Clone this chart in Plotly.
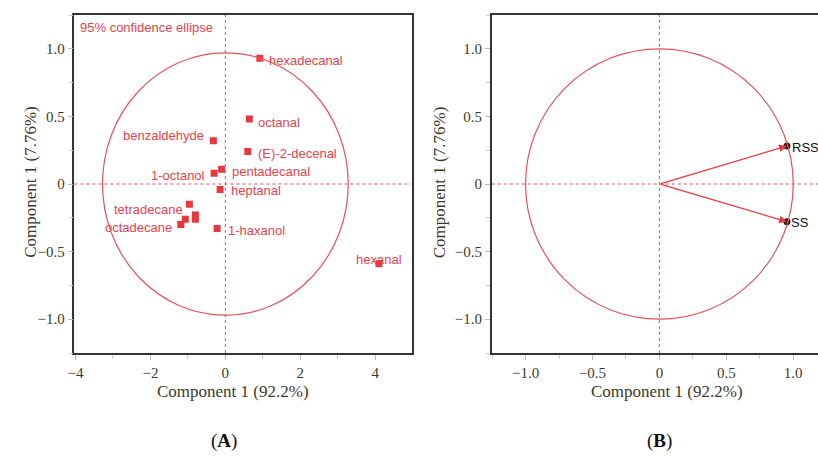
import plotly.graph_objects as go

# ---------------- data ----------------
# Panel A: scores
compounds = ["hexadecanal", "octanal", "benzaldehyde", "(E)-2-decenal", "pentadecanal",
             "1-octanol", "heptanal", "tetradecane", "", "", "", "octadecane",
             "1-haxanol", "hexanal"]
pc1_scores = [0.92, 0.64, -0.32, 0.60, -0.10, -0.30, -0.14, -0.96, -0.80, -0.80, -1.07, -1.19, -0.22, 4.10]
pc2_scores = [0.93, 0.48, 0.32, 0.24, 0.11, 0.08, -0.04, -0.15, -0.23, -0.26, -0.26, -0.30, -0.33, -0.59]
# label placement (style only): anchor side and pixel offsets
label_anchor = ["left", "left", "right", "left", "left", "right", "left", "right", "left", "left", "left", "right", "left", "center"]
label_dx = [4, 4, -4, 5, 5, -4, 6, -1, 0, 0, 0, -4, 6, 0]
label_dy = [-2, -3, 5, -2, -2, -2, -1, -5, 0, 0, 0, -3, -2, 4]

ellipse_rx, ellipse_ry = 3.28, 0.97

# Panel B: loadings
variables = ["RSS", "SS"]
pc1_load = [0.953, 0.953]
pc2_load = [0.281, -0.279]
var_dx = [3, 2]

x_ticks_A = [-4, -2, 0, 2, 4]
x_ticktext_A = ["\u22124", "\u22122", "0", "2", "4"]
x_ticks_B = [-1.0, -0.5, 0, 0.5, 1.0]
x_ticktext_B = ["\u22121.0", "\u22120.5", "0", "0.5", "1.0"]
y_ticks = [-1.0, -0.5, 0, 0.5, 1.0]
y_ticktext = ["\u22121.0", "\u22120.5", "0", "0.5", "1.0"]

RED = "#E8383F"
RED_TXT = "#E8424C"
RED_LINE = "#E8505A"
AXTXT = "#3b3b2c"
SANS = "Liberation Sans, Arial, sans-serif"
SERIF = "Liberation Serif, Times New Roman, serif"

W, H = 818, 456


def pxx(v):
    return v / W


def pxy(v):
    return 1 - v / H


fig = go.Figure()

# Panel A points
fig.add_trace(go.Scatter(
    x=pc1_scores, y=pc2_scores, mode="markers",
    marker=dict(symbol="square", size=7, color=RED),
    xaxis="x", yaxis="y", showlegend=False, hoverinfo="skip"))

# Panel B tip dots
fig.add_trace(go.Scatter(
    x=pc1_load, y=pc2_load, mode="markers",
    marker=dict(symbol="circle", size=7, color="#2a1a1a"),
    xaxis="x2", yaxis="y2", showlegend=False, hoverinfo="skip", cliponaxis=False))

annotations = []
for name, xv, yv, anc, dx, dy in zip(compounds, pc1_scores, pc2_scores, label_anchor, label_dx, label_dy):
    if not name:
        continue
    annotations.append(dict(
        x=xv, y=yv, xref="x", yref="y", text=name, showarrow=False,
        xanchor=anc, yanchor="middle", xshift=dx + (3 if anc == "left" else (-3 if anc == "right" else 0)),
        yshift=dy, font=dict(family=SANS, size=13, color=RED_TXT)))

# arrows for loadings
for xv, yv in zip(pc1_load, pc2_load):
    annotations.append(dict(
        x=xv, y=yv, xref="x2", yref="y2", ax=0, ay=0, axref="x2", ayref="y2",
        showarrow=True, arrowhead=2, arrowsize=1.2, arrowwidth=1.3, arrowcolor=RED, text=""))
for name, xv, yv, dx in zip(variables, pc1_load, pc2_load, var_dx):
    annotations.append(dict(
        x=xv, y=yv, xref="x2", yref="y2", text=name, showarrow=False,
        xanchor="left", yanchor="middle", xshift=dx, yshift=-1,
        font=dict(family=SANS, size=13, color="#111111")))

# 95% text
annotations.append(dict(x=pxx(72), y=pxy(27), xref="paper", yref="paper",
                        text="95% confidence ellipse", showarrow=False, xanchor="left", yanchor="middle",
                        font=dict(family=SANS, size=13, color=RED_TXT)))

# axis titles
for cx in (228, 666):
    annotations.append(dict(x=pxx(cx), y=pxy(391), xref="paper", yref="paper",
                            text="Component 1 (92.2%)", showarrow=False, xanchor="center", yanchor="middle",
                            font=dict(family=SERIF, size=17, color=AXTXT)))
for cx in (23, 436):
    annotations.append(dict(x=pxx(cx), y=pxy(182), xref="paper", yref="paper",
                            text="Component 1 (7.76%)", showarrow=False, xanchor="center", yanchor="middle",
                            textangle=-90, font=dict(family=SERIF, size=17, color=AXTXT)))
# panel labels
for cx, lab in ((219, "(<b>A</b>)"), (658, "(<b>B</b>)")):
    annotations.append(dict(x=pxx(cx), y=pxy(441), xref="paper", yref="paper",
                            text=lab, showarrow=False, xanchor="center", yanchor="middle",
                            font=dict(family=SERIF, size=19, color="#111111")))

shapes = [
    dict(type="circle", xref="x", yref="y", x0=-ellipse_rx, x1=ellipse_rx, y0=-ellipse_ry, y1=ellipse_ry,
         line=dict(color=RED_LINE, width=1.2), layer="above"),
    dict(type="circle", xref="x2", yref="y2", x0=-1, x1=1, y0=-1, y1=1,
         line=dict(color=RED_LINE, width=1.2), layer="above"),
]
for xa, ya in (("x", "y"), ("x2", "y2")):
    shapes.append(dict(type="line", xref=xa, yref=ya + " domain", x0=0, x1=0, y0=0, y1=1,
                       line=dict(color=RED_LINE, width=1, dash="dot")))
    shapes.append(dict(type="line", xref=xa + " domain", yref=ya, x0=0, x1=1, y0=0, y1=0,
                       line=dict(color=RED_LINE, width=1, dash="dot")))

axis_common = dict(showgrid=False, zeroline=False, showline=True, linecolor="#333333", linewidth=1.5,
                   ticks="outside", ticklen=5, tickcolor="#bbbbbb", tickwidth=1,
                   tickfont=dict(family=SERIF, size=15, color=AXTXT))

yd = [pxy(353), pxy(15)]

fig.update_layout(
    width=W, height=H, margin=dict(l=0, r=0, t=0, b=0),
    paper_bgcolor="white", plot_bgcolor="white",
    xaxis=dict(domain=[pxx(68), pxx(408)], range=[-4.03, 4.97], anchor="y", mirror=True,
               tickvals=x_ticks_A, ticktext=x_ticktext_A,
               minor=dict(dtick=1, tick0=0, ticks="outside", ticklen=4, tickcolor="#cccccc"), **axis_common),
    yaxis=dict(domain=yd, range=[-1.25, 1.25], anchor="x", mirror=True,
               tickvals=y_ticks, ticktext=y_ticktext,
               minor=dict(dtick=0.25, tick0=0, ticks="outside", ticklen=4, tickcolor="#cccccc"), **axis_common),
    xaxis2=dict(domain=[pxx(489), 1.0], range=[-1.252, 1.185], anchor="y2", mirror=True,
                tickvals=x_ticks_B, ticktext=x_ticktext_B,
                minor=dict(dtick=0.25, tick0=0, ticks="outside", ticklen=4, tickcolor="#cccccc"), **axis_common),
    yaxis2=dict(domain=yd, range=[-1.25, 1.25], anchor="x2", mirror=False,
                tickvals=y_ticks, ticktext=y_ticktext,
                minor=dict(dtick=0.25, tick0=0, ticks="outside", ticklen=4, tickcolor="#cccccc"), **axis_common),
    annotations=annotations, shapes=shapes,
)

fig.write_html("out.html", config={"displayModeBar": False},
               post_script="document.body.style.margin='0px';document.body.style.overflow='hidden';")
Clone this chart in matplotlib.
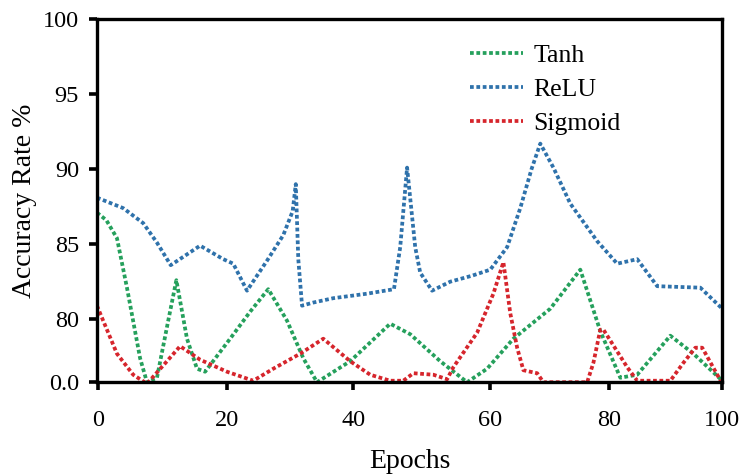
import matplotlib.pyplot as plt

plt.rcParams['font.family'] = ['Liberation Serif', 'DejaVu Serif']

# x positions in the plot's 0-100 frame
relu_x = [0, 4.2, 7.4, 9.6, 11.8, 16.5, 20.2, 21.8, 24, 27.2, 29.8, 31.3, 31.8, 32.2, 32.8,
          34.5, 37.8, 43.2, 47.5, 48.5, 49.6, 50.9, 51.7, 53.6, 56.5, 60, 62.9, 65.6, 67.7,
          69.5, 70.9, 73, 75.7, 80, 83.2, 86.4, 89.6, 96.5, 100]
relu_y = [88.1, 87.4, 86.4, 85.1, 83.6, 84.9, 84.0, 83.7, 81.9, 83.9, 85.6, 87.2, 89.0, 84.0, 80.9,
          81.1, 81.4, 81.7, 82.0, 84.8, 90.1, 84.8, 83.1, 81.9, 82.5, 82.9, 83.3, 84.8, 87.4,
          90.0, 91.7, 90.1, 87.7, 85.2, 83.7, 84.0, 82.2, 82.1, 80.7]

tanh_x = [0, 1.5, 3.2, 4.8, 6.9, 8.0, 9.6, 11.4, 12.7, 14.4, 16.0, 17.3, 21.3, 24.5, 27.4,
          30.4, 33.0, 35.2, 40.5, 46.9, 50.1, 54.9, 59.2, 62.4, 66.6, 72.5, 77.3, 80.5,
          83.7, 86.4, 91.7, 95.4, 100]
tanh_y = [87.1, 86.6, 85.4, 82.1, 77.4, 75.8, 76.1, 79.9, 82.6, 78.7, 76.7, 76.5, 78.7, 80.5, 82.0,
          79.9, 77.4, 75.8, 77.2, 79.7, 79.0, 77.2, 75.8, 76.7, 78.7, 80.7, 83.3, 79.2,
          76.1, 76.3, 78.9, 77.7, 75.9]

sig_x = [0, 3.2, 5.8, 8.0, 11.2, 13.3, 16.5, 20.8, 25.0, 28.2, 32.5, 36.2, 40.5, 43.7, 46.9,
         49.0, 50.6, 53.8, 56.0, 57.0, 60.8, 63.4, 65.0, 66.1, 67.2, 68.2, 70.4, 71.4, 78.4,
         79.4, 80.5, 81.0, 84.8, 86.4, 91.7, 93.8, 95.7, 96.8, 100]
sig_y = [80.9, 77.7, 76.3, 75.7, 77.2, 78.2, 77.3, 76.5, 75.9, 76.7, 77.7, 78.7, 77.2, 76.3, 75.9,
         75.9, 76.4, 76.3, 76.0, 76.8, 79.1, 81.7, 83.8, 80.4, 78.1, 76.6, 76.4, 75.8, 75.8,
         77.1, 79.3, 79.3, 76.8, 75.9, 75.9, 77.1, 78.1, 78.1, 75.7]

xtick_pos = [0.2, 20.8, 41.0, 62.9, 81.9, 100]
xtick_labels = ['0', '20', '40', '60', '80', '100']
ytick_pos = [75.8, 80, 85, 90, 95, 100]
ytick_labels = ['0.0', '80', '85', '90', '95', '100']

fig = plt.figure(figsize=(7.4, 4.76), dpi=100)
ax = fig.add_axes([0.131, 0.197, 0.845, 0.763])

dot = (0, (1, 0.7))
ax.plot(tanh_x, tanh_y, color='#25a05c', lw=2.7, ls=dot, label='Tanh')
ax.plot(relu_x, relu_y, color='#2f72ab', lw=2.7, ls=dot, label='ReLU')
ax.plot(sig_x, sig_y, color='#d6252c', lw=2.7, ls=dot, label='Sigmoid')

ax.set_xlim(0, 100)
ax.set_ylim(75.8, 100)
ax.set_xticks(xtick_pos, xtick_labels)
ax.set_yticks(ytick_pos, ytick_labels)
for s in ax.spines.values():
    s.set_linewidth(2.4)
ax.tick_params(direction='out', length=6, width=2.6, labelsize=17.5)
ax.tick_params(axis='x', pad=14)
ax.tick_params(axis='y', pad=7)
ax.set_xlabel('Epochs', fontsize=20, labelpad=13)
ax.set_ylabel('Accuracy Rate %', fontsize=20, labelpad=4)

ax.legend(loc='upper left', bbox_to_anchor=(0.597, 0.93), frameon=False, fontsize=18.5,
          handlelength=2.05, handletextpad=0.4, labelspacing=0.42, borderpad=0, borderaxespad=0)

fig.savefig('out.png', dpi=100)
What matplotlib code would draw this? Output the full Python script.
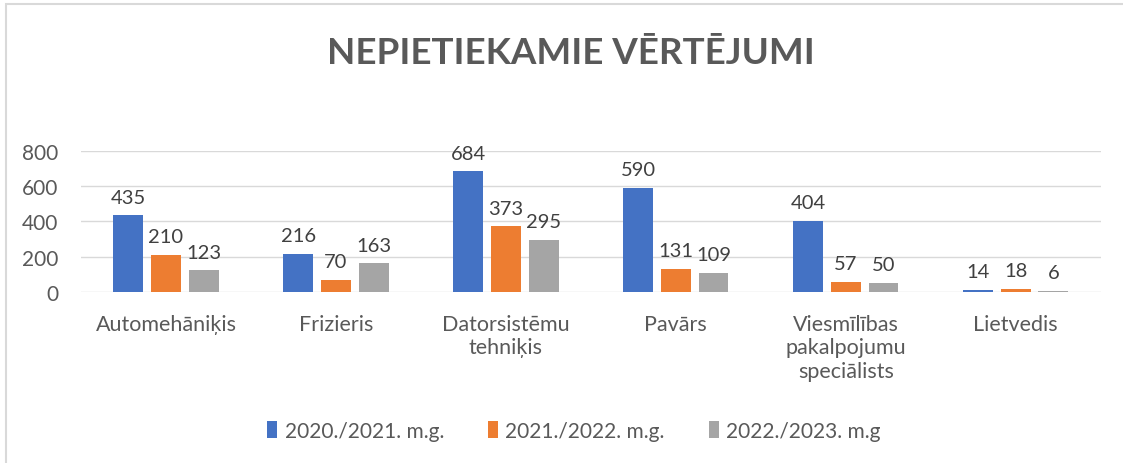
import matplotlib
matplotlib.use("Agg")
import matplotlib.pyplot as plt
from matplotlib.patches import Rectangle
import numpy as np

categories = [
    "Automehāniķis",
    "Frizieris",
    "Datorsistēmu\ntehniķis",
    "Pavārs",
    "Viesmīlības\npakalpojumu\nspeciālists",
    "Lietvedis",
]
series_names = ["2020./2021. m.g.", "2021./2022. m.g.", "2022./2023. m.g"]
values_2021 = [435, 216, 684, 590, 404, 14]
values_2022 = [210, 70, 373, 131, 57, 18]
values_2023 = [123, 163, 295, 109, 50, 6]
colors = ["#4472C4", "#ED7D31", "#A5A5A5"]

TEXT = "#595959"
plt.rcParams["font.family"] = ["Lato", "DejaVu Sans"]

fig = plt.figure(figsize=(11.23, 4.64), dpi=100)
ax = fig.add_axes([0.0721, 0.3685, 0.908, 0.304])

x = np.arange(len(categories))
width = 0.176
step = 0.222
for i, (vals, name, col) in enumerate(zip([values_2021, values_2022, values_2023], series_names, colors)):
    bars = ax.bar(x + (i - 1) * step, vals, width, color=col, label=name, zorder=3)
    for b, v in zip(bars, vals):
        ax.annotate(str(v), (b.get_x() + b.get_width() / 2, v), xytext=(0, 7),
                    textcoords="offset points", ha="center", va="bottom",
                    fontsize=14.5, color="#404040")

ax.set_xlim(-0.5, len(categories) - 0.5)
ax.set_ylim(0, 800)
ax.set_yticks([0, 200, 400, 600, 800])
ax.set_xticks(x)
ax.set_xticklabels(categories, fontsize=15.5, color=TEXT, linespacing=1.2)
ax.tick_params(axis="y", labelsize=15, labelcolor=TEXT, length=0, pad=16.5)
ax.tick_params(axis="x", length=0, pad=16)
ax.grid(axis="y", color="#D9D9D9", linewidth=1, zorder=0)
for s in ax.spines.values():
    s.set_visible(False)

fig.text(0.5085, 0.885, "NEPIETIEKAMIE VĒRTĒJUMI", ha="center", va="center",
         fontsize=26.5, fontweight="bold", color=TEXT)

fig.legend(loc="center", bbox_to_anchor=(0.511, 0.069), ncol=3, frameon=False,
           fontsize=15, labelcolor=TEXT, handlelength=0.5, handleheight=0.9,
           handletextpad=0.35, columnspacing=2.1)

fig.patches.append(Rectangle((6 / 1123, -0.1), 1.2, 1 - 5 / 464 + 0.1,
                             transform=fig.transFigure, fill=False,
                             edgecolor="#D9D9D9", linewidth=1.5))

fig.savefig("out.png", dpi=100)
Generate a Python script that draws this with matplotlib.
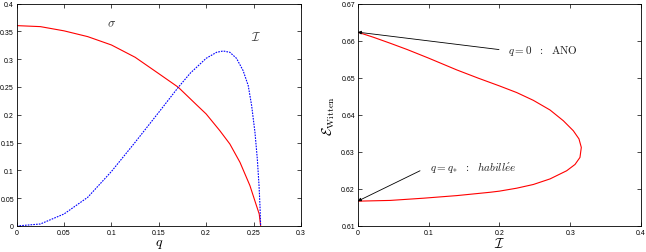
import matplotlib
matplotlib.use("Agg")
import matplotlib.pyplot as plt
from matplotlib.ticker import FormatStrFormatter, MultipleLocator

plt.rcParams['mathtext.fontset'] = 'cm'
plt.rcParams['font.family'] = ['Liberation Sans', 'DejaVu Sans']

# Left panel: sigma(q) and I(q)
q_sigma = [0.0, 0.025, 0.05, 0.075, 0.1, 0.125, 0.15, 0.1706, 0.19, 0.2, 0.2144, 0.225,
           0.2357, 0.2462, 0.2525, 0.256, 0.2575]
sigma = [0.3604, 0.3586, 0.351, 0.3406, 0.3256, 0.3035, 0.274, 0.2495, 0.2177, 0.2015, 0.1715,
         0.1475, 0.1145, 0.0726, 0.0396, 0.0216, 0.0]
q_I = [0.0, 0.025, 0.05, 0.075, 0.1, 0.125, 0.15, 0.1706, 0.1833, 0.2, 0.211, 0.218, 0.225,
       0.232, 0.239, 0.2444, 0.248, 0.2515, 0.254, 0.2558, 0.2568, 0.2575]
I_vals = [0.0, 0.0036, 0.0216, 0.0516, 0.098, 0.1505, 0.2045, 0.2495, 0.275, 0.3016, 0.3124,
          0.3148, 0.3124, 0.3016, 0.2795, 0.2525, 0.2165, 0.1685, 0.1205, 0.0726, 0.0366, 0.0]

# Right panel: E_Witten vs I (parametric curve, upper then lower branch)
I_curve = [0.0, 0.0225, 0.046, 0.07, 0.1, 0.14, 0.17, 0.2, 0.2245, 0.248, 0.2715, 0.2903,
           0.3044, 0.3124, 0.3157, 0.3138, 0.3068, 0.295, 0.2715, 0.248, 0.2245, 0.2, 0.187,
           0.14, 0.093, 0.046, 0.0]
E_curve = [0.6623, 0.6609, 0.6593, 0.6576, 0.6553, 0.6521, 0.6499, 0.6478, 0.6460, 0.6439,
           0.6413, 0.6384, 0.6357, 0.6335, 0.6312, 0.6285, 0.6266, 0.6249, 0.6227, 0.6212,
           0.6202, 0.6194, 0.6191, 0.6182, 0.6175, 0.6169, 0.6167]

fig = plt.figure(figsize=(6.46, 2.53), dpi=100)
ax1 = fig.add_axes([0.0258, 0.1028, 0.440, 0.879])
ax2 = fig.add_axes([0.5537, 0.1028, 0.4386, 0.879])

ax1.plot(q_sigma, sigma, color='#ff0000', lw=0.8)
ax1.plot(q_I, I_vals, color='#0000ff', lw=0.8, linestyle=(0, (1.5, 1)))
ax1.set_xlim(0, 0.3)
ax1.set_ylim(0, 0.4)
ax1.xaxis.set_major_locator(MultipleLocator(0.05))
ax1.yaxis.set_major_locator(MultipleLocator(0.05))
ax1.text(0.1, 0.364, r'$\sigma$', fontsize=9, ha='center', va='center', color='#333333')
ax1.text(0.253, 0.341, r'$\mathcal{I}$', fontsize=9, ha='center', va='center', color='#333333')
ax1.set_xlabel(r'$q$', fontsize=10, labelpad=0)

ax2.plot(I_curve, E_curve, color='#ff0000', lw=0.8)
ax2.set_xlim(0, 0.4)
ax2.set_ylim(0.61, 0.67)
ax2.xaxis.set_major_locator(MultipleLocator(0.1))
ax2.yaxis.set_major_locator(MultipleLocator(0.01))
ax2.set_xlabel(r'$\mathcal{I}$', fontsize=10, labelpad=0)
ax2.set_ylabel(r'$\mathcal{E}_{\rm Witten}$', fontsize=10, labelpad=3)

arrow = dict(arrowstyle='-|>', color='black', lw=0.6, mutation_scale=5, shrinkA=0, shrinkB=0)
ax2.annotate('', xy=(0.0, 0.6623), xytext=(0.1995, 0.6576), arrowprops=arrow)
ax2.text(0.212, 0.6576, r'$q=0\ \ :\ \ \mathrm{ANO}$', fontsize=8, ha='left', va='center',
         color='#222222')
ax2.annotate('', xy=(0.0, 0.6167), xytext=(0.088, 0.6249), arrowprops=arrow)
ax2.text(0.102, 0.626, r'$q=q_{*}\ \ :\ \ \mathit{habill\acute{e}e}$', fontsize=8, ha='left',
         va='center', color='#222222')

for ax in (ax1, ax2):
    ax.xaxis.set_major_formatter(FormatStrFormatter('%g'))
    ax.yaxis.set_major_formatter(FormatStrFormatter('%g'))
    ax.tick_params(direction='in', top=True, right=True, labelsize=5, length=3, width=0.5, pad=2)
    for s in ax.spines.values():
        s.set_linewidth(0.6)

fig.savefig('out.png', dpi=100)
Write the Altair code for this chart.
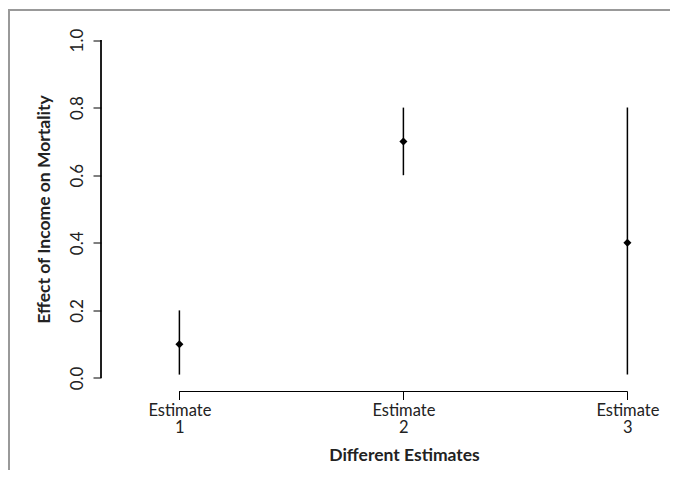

WHAT YOU HAVE TO DO
Repeat only the lines from the one holding "Generate a Python" to the one holding "plt.rcParams['font.family'] = ['Liberation Sans', 'DejaVu", both ends included, and drop the images.

RESULT FOR THIS TASK
Generate a Python script that draws this with matplotlib.
import matplotlib
matplotlib.use("Agg")
import matplotlib.pyplot as plt
from matplotlib.ticker import FormatStrFormatter, MultipleLocator

plt.rcParams['mathtext.fontset'] = 'cm'
plt.rcParams['font.family'] = ['Liberation Sans', 'DejaVu Sans']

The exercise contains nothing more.